## [Records supplied]
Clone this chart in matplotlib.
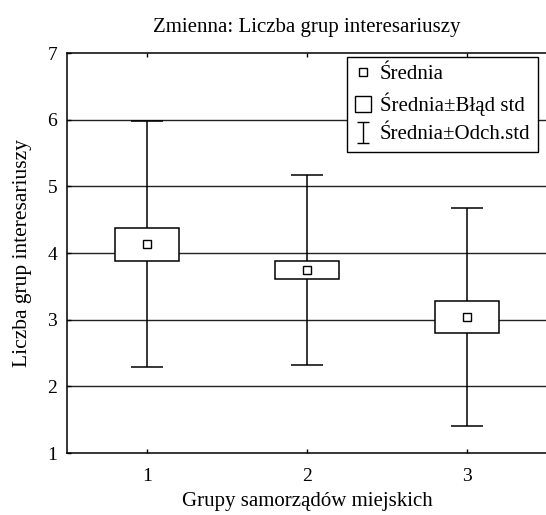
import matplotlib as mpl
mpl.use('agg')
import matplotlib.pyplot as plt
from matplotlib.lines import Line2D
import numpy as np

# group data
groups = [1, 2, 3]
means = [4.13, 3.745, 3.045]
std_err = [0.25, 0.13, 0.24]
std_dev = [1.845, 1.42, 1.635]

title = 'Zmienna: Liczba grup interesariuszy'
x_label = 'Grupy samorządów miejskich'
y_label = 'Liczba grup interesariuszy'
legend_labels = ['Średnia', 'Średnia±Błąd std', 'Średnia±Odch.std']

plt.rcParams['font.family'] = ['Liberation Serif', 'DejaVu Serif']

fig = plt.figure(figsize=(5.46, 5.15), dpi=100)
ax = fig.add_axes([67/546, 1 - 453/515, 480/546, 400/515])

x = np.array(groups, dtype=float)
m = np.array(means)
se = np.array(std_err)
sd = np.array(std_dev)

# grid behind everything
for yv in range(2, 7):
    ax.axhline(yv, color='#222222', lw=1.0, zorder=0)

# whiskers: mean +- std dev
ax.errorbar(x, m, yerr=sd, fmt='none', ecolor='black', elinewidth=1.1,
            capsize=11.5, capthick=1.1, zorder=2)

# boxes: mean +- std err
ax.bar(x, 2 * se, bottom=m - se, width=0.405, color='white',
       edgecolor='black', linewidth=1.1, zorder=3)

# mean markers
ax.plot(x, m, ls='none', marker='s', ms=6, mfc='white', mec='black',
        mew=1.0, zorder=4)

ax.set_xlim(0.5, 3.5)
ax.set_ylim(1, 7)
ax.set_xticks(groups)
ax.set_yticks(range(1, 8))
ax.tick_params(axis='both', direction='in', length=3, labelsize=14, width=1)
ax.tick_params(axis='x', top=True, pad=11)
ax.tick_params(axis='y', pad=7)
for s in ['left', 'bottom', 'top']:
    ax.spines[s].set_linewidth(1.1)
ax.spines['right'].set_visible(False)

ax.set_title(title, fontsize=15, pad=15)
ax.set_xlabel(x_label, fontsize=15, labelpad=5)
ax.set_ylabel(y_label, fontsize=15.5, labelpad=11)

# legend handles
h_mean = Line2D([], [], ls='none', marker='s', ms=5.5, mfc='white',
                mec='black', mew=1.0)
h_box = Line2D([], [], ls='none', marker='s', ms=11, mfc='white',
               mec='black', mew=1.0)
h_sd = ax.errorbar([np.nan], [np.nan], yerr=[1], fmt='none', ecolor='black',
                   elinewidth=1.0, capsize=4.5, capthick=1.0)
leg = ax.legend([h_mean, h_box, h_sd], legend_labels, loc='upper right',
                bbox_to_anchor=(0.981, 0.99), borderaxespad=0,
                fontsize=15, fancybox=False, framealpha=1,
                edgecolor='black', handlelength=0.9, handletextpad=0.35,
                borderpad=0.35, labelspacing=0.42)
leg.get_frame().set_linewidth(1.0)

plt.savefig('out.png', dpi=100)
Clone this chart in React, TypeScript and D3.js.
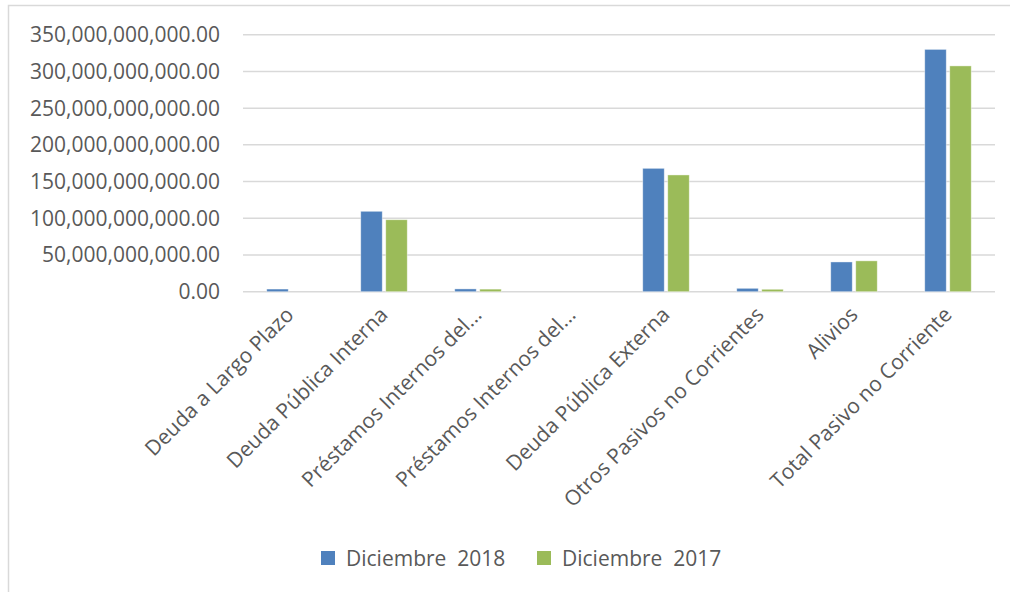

## [Task directions]
Each line from the top of the material through the line containing "import numpy as np" should be reproduced exactly; please drop any images.

## [Exercise result]
Clone this chart in matplotlib.
import matplotlib as mpl
mpl.use('agg')
import matplotlib.pyplot as plt
from matplotlib.lines import Line2D
import numpy as np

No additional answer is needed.